Helios 44-2 on the Nikon D750: A Quick Turn Around the Scrubs

London is experiencing a particularly colourful Spring this year, with lots of beautiful bloom everywhere you care to look. As a quick mini lockdown project, I thought it would be fun to take out my Nikon D750 on one of our daily exercise walks around Wormwood Scrubs. Rather than using a regular nifty-fifty Nikkor, I attached an old Soviet Helios 44-2 58mm lens that I’d rescued from a dilapidated Zenit E.

When attached to a Nikon with a basic converter ring it will only focus to a couple of metres due to the distance between the lens and the sensor. As I was more interested in photographing flowers and portraits this didn’t worry me. I obviously had to use the lens in Manual mode – exposure metering was in theory fairly simple but I had to go to the RAW file on a couple of shots to fix overexposure. Focusing was also tricky as though the D750 has focus assist, the ring in the actual lens is not especially smooth and has a variable resistance through the focal range.

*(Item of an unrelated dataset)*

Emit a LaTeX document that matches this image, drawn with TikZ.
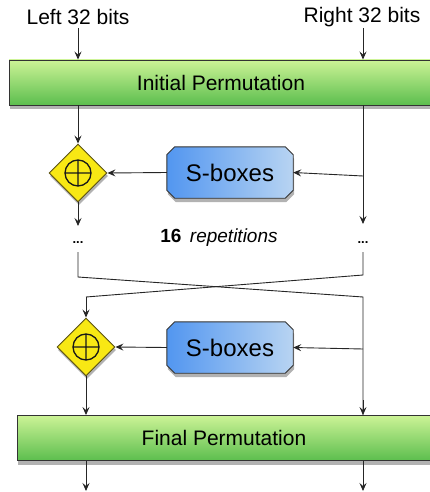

In terms of results thought the Helios didn’t let me down, with its famous swirly, creamy, dreamy bokeh evident in many of the pictures and helping to bring out the beauty of the little flowers. I was quite pleased with some of the pictures of Paul too, this combination is definitely something I’ll try again for portrait work. Whilst not easy using an old manual incompatible lens, a bit of perseverance and work does give a very characterful result, so worth the effort.